Given request >> The lines from the top of the material through the line with "52.5, 54.5, 56.6]" are to be set down exactly. Leave the pictures out.

Raw data >>

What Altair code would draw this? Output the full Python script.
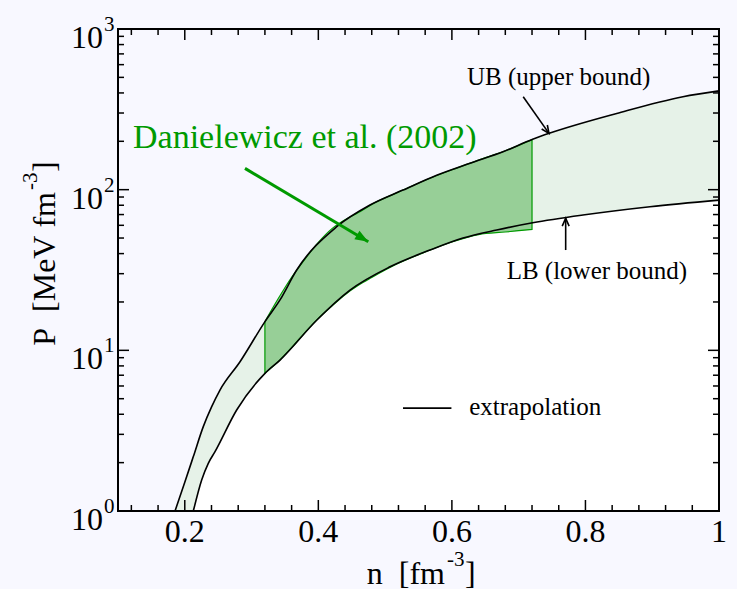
import altair as alt
import pandas as pd

FONT = "Liberation Serif"
GREEN = "#009a00"
BG = "#f8f8ff"
BAND_FILL = "#e6f2e8"
DAN_FILL = "#97cf97"

W, H = 601, 482

# ---- data ----
# Upper bound (UB)
ub_n = [0.1854, 0.2000, 0.2128, 0.2277, 0.2403, 0.2527, 0.2827, 0.3201, 0.3426, 0.3676,
        0.4275, 0.4774, 0.5268, 0.5772, 0.6271, 0.6765, 0.7210, 0.7469, 0.8468, 0.9460, 1.0000]
ub_P = [1.0, 1.51, 2.18, 3.35, 4.46, 5.66, 8.49, 15.1, 20.6, 31.6,
        58.8, 80.2, 99.4, 123, 146, 172, 206, 225, 298, 379, 412]

# Lower bound (LB)
lb_n = [0.2128, 0.2253, 0.2352, 0.2453, 0.2777, 0.3201, 0.3426, 0.3975, 0.4474, 0.5073,
        0.5672, 0.6166, 0.6671, 0.7210, 0.7963, 0.8966, 1.0000]
lb_P = [1.0, 1.56, 1.98, 2.34, 4.25, 7.19, 8.7, 15.4, 23.7, 33.1,
        42.1, 50.0, 56.1, 62.2, 69.5, 78.3, 86.1]

# Danielewicz et al. (2002) region
dan_n = [0.32, 0.34, 0.36, 0.38, 0.40, 0.42, 0.44, 0.46, 0.48, 0.52, 0.56, 0.60, 0.64, 0.68, 0.72]
dan_hi = [15.1, 21.0, 28.5, 37.0, 47.0, 57.0, 65.0, 72.0, 81.0, 96.6, 114.5, 133, 152.7, 174.6, 205]
dan_lo = [7.2, 8.5, 10.4, 12.9, 15.8, 18.8, 22.2, 25.4, 28.4, 34.8, 40.9, 47.2, 52.5, 54.5, 56.6]

# axes
x_tick_major = [0.2, 0.4, 0.6, 0.8]
x_tick_minor = [0.12, 0.16, 0.24, 0.28, 0.32, 0.36, 0.44, 0.48, 0.52, 0.56,
                0.64, 0.68, 0.72, 0.76, 0.84, 0.88, 0.92, 0.96]
x_label_vals = [0.2, 0.4, 0.6, 0.8, 1.0]
x_label_text = ["0.2", "0.4", "0.6", "0.8", "1"]
y_tick_major = [10, 100]
y_tick_minor = [2, 3, 4, 5, 6, 7, 8, 9, 20, 30, 40, 50, 60, 70, 80, 90,
                200, 300, 400, 500, 600, 700, 800, 900]
y_label_vals = [1, 10, 100, 1000]
y_label_exp = ["0", "1", "2", "3"]

ub_df = pd.DataFrame({"n": ub_n, "P": ub_P})
lb_df = pd.DataFrame({"n": lb_n, "P": lb_P})
dan_df = pd.DataFrame({"n": dan_n, "hi": dan_hi, "lo": dan_lo})
xmaj_df = pd.DataFrame({"n": x_tick_major})
xmin_df = pd.DataFrame({"n": x_tick_minor})
ymaj_df = pd.DataFrame({"P": y_tick_major})
ymin_df = pd.DataFrame({"P": y_tick_minor})
xlab_df = pd.DataFrame({"n": x_label_vals, "t": x_label_text})
ylab_df = pd.DataFrame({"P": y_label_vals, "e": y_label_exp})
one = pd.DataFrame({"k": [0]})

xs = alt.Scale(domain=[0.1, 1.0], zero=False, nice=False)
ys = alt.Scale(type="log", domain=[1, 1000], nice=False)


def X(f):
    return alt.X(f, type="quantitative", scale=xs, axis=None)


def Y(f):
    return alt.Y(f, type="quantitative", scale=ys, axis=None)


def XD(v):
    return alt.XDatum(v, type="quantitative", scale=xs, axis=None)


def YD(v):
    return alt.YDatum(v, type="quantitative", scale=ys, axis=None)


SMOOTH = "monotone"
layers = []

# band (extrapolation) fill under UB, then white under LB
layers.append(alt.Chart(ub_df).mark_area(color=BAND_FILL, interpolate=SMOOTH).encode(
    x=X("n"), y=Y("P"), y2=alt.Y2Datum(1)))
layers.append(alt.Chart(lb_df).mark_area(color="white", interpolate=SMOOTH).encode(
    x=X("n"), y=Y("P"), y2=alt.Y2Datum(1)))
# Danielewicz region
layers.append(alt.Chart(dan_df).mark_area(fill=DAN_FILL, stroke=GREEN, strokeWidth=1.2,
                                          interpolate=SMOOTH).encode(
    x=X("n"), y=Y("hi"), y2=alt.Y2("lo")))
# boundary lines
layers.append(alt.Chart(ub_df).mark_line(color="black", strokeWidth=1.6, interpolate=SMOOTH).encode(
    x=X("n"), y=Y("P")))
layers.append(alt.Chart(lb_df).mark_line(color="black", strokeWidth=1.6, interpolate=SMOOTH).encode(
    x=X("n"), y=Y("P")))

# ticks (pointing inward)
TK = dict(color="black", strokeWidth=1.5)
for df, ln in ((xmaj_df, 11), (xmin_df, 6)):
    layers.append(alt.Chart(df).mark_rule(**TK).encode(x=X("n"), y=alt.value(H), y2=alt.value(H - ln)))
    layers.append(alt.Chart(df).mark_rule(**TK).encode(x=X("n"), y=alt.value(0), y2=alt.value(ln)))
for df, ln in ((ymaj_df, 11), (ymin_df, 6)):
    layers.append(alt.Chart(df).mark_rule(**TK).encode(y=Y("P"), x=alt.value(0), x2=alt.value(ln)))
    layers.append(alt.Chart(df).mark_rule(**TK).encode(y=Y("P"), x=alt.value(W), x2=alt.value(W - ln)))

# tick labels
layers.append(alt.Chart(xlab_df).mark_text(font=FONT, fontSize=32, color="black", align="center",
                                           baseline="alphabetic").encode(
    x=X("n"), y=alt.value(H + 31), text="t:N"))
layers.append(alt.Chart(ylab_df).mark_text(font=FONT, fontSize=32, color="black", align="right",
                                           baseline="alphabetic", dy=19).encode(
    y=Y("P"), x=alt.value(-15), text=alt.value("10")))
layers.append(alt.Chart(ylab_df).mark_text(font=FONT, fontSize=21, color="black", align="left",
                                           baseline="alphabetic", dy=2).encode(
    y=Y("P"), x=alt.value(-14), text="e:N"))

# axis titles
TT = dict(font=FONT, color="black", baseline="alphabetic")
layers.append(alt.Chart(one).mark_text(text="n\u00a0\u00a0[fm", fontSize=32, align="right", **TT).encode(
    x=alt.value(327), y=alt.value(555)))
layers.append(alt.Chart(one).mark_text(text="-3", fontSize=21, align="left", **TT).encode(
    x=alt.value(329), y=alt.value(537)))
layers.append(alt.Chart(one).mark_text(text="]", fontSize=32, align="left", **TT).encode(
    x=alt.value(347), y=alt.value(555)))

layers.append(alt.Chart(one).mark_text(text="P\u00a0\u00a0[MeV\u00a0fm", fontSize=32, align="right",
                                       angle=270, **TT).encode(x=alt.value(-63), y=alt.value(163)))
layers.append(alt.Chart(one).mark_text(text="-3", fontSize=21, align="left", angle=270, **TT).encode(
    x=alt.value(-81), y=alt.value(161)))
layers.append(alt.Chart(one).mark_text(text="]", fontSize=32, align="left", angle=270, **TT).encode(
    x=alt.value(-63), y=alt.value(143)))

# annotations
layers.append(alt.Chart(one).mark_text(text="Danielewicz et al. (2002)", font=FONT, fontSize=34,
                                       color=GREEN, align="left", baseline="alphabetic").encode(
    x=XD(0.1225), y=YD(181.5)))
layers.append(alt.Chart(one).mark_text(text="UB (upper bound)", font=FONT, fontSize=25,
                                       color="black", align="left", baseline="alphabetic").encode(
    x=XD(0.6226), y=YD(447.6)))
layers.append(alt.Chart(one).mark_text(text="LB (lower bound)", font=FONT, fontSize=25,
                                       color="black", align="left", baseline="alphabetic").encode(
    x=XD(0.682), y=YD(27.7)))
layers.append(alt.Chart(one).mark_text(text="extrapolation", font=FONT, fontSize=25,
                                       color="black", align="left", baseline="alphabetic").encode(
    x=XD(0.626), y=YD(3.96)))
# legend line
layers.append(alt.Chart(one).mark_rule(color="black", strokeWidth=1.6).encode(
    x=XD(0.5268), x2=alt.X2Datum(0.5993), y=YD(4.37)))

# arrows
layers.append(alt.Chart(one).mark_rule(color=GREEN, strokeWidth=3).encode(
    x=XD(0.2902), y=YD(135.7), x2=alt.X2Datum(0.4748), y2=alt.Y2Datum(47.4)))
layers.append(alt.Chart(one).mark_point(shape="M0,0L-0.38,1L0.38,1Z", filled=True, color=GREEN,
                                        opacity=1, size=700, angle=120.8).encode(
    x=XD(0.4748), y=YD(47.4)))
layers.append(alt.Chart(one).mark_rule(color="black", strokeWidth=1.6).encode(
    x=XD(0.7068), y=YD(378.6), x2=alt.X2Datum(0.7454), y2=alt.Y2Datum(224)))
layers.append(alt.Chart(one).mark_point(shape="M-0.4,0.9L0,0L0.4,0.9", filled=False, color="black",
                                        strokeWidth=1.6, opacity=1, size=300, angle=144.9).encode(
    x=XD(0.7454), y=YD(224)))
layers.append(alt.Chart(one).mark_rule(color="black", strokeWidth=1.6).encode(
    x=XD(0.7704), y=YD(42.1), y2=alt.Y2Datum(66.3)))
layers.append(alt.Chart(one).mark_point(shape="M-0.4,0.9L0,0L0.4,0.9", filled=False, color="black",
                                        strokeWidth=1.6, opacity=1, size=300, angle=0).encode(
    x=XD(0.7704), y=YD(66.3)))

# frame
layers.append(alt.Chart(one).mark_rect(filled=False, stroke="black", strokeWidth=2).encode(
    x=alt.value(0), x2=alt.value(W), y=alt.value(0), y2=alt.value(H)))

chart = alt.layer(*layers).properties(
    width=W, height=H,
    autosize=alt.AutoSizeParams(type="none"),
    padding={"left": 118, "top": 29, "right": 18, "bottom": 78},
).configure(background=BG).configure_view(strokeWidth=0)

chart.save("out.html", embed_options={"renderer": "svg", "actions": False})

Exercise result >>
What Altair code would draw this? Output the full Python script.
import altair as alt
import pandas as pd

FONT = "Liberation Serif"
GREEN = "#009a00"
BG = "#f8f8ff"
BAND_FILL = "#e6f2e8"
DAN_FILL = "#97cf97"

W, H = 601, 482

# ---- data ----
# Upper bound (UB)
ub_n = [0.1854, 0.2000, 0.2128, 0.2277, 0.2403, 0.2527, 0.2827, 0.3201, 0.3426, 0.3676,
        0.4275, 0.4774, 0.5268, 0.5772, 0.6271, 0.6765, 0.7210, 0.7469, 0.8468, 0.9460, 1.0000]
ub_P = [1.0, 1.51, 2.18, 3.35, 4.46, 5.66, 8.49, 15.1, 20.6, 31.6,
        58.8, 80.2, 99.4, 123, 146, 172, 206, 225, 298, 379, 412]

# Lower bound (LB)
lb_n = [0.2128, 0.2253, 0.2352, 0.2453, 0.2777, 0.3201, 0.3426, 0.3975, 0.4474, 0.5073,
        0.5672, 0.6166, 0.6671, 0.7210, 0.7963, 0.8966, 1.0000]
lb_P = [1.0, 1.56, 1.98, 2.34, 4.25, 7.19, 8.7, 15.4, 23.7, 33.1,
        42.1, 50.0, 56.1, 62.2, 69.5, 78.3, 86.1]

# Danielewicz et al. (2002) region
dan_n = [0.32, 0.34, 0.36, 0.38, 0.40, 0.42, 0.44, 0.46, 0.48, 0.52, 0.56, 0.60, 0.64, 0.68, 0.72]
dan_hi = [15.1, 21.0, 28.5, 37.0, 47.0, 57.0, 65.0, 72.0, 81.0, 96.6, 114.5, 133, 152.7, 174.6, 205]
dan_lo = [7.2, 8.5, 10.4, 12.9, 15.8, 18.8, 22.2, 25.4, 28.4, 34.8, 40.9, 47.2, 52.5, 54.5, 56.6]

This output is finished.